Deserialize large nested struct without Stack Overflow

Hi folks,

I'm trying to deserialise a very large JSON (from a single String) into a struct with hundreds of nested structs in an async program.

I'm still working on the struct by adding more and more structs and hit an issue with stack overflow.

I added some Boxes like this:

pub struct NestedStructWithOtherNestedStructs {
    pub a: Option<Box<Foo>>,
    pub b: Box<Bar>,
}

And that helped for some time, but then again, I started getting the stack overflow.

Could you please describe your strategy for something like this?

I tried to write a trait that works as a wrapper for deserialization into a Box, but that didn't help.

impl ...
    fn my_deser(inp: String) -> Result<Box<Self>, Error>
    where
        Self: serde::de::DeserializeOwned,
    {
        Ok(serde_json::from_slice(out)?)
    }

I experimented with running the deserialization in another thread:

tokio::task::spawn_blocking(move || ...).await

And that worked but I had to start Tokio with a large .thread_stack_size(32 * 1024 * 1024).

I'm not trying to save memory in this program, but I think this is wrong since I'm bumping the stack for all tokio threads just because of this single deserialization.

Any ideas welcomed ;-). Thank you!

Have you considered reading the json string in chunks, aka streaming json? There are crates like struson that can help. You could gradually initialise your struct on the heap this way.

1 Like

Thank you @jofas . I'd like to have an option to parse both JSONs and YAMLs. This would limit me only for JSONs. I'd prefer some option that would take a lot of memory and do the work without changing too much code :wink: .

I think Serde uses the stack. If the JSON is very deeply nested (more than 100 levels or so) then Serde might overflow the default stack size, and I can't think of a way to fix that without redesigning Serde in a fairly fundamental way...

Maybe the best thing is to use a single separate worker thread for this specific work. Something like:

use std::thread::JoinHandle;
use std::sync::mpsc;
use tokio::sync::oneshot;

struct WorkerThread {
    sender: mpsc::SyncSender<(String, oneshot::Sender)>,
    handle: JoinHandle<()>,
}

impl WorkerThread {
    fn new() -> Self {
        let (sender, mut receiver) = mpsc::sync_channel(8);
        let handle = Thread::builder()
            .stack_size(BIG_STACK)
            .spawn(move || {
                while let Some((s, answer_sender)) = receiver.recv() {
                    let _ = answer_sender.send(parse(s));
                }
            });
        Self { handle, sender }
    }

    /// Get the worker thread to parse `s`.
    async fn parse(s: String) -> Result<DeepNestedStruct> {
        let (answer_sender, answer_receiver) = oneshot::channel();
        self.sender.try_send((s, answer_sender))?;
        answer_receiver.await
    }
}
3 Likes

This is a common issue with recursive types. Have you tried something like this?

1 Like

The last release of serde-saphyr has the streaming reader (function read). If you read multiple documents, it should yield them from iterator one by one without loading all stream into RAM. But you need to partition into multiple documents for this to work.

1 Like

Thank you @yuriy0 . I tried stacker, but I still had the stack overflow.

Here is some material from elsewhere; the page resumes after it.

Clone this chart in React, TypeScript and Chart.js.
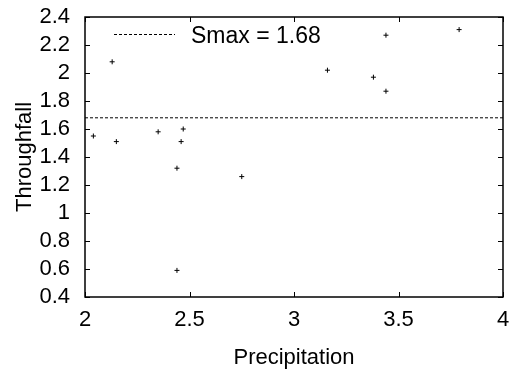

Thank you @jorendorff . I took your idea and I wrote the following function that I believe is similar to your implementation but works for any function:

    pub async fn spawn_thread_and_wait<F, T>(f: F, stack: usize) -> T
    where
        F: FnOnce() -> T + Send + 'static,
        T: Send + 'static,
    {
        let (tx, mut rx) = mpsc::channel(1);
        thread::Builder::new().stack_size(stack).spawn(move || {
            let result = f();
            let _ = tx.blocking_send(result);
        }).unwrap();
        rx.recv().await.unwrap()
    }

(just example with unwrap - I plan to implement my own Error and return Result)

do you mean the serde_stacker crate? since you mentined async, did you consider the possibility that it's the synthetic Future of the async function, not serde::Deserialize, that overflows the stack?

if you have deep .await chain or large async functions, try box the future before await-ing it. (although in some cases, Box::new() may not be optimized well...)

I doubt that deserialization of such struct will take less that recommended 10-100 microseconds for the async poll. Thus you should better do this on a separate blocking thread.

I think at this point you would have to post your code and the callstack when it overflows. The stack overflow could be in any number of places - when actually deserializing, when Dropping the intermediate serde::Value (which will be deeply nested if the json is nested), or in some other unforseen place.